On moi, simply shaped is shapeless; loose fit looks like I’ve lost all fashion sense. Time and again I’d try on a skirt or a top somewhere and exit the dressing room full of hopes that were dashed the moment I looked in the mirror. I somehow simultaneously resembled an unmade bed on legs or a bolt of cascading cloth with a head sticking out of it. Until I stumbled upon Regalia.

It’s not every day, or even every decade, that a woman can go into a store and fall in love with nearly everything she puts on. I had an absolute blast just trying things on. The shoulder seams hit my shoulders.  The cuffs hit where cuffs are supposed to hit — at the wrist and not my thumb knuckle.  OK, the drawstring pants would need hemming but I’ve already alerted the re-incarnators that next time around I’m coming back five foot six. I tried on skirts with clever seaming, capped sleeve tops, pants with drawstrings and a cute little top finished with a three-inch flare of ruffle at the hem. My favorite is the Trapeze Jacket: a cropped delight with a deep back pleat that makes the whole garment swing. Ergo Trapeze, I assume.

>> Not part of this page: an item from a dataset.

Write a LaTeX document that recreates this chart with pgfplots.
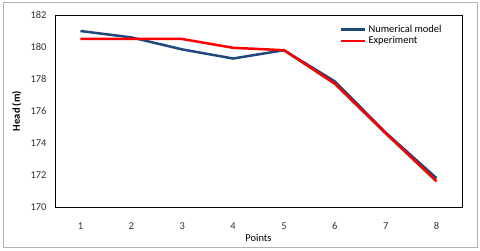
\documentclass[border=0pt]{standalone}
\usepackage{pgfplots}
\pgfplotsset{compat=1.18}
\usepackage{fontspec}
\setmainfont{Carlito}
\definecolor{navy}{RGB}{31,73,125}
\begin{document}
\begin{tikzpicture}[x=1bp,y=1bp]
\path[use as bounding box] (0,0) rectangle (480,250);
\draw[gray!60, line width=1bp] (3,3) rectangle (477,247);
\begin{axis}[
  at={(55bp,43bp)}, anchor=south west,
  scale only axis, width=407bp, height=192bp,
  xmin=0.5, xmax=8.5, ymin=170, ymax=182,
  xtick={1,...,8}, ytick={170,172,...,182},
  major tick length=0pt,
  axis line style={black, line width=0.8bp},
  tick label style={font=\fontsize{10.5}{12}\selectfont, text=black!80},
  /pgf/number format/assume math mode=true,
  /pgf/number format/1000 sep={},
  yticklabel style={xshift=-5bp},
  xticklabel style={yshift=-12bp},
  xlabel={Points}, ylabel={\textbf{Head (m)}},
  label style={font=\fontsize{10.5}{12}\selectfont},
  xlabel style={at={(axis description cs:0.5,0)}, anchor=north, yshift=-24bp},
  ylabel style={at={(axis description cs:0,0.5)}, anchor=south, yshift=30bp},
  legend style={draw=none, fill=none, at={(0.955,0.97)}, anchor=north east,
    font=\fontsize{10.5}{12}\selectfont, row sep=-1bp,
    legend cell align=left, inner xsep=0pt},
  legend image code/.code={\draw[#1, line width=2.5bp] (0cm,0cm) -- (0.85cm,0cm);},
]
\addplot[navy, line width=2.5bp] coordinates {
(1,181.0) (2,180.6) (3,179.85) (4,179.28) (5,179.8) (6,177.85) (7,174.65) (8,171.8)};
\addlegendentry{Numerical model}
\addplot[red, line width=2.5bp] coordinates {
(1,180.5) (2,180.5) (3,180.5) (4,179.95) (5,179.8) (6,177.7) (7,174.6) (8,171.6)};
\addlegendentry{Experiment}
\end{axis}
\end{tikzpicture}
\end{document}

And the colors!  A veritable crayon box of delight: rose, red, yellows, aquas. The hues are yummy and so area the names: wisteria, sumac, celadon. I don’t exactly get why a burlap mushroomy brown is called “inca.” Skin color? Dusty earth? I’d have more fun and call black “inka” and “inca” burlap mushroom. But that’s just me.

Mark, a former costume designer who has been designing and making clothes since he turned his childhood GI Joe’s parachute into a skirt, also works in silk and wool. One of my favorite fabrics is a really fun 1950’s evocation of cowboys on horses. Think Beaver Cleaver’s bedspread. I’ve put on my wish list the Trapeze Jacket in the denim cowboys or maybe pink. It also looks fabulous in “inka.”

Price — the crux of any purchase.  Regalia clothes aren’t inexpensive but they are quite fairly priced for what you get: handmade, beautifully constructed and finished, with all the facings topstitched and laying perfectly flat. I look at the garments as investment pieces — classically-designed clothes that I will wear for years to come. And when my novels sell, first thing I’m going to do is order that Trapeze Jacket in Beaver Cleaver cowboys.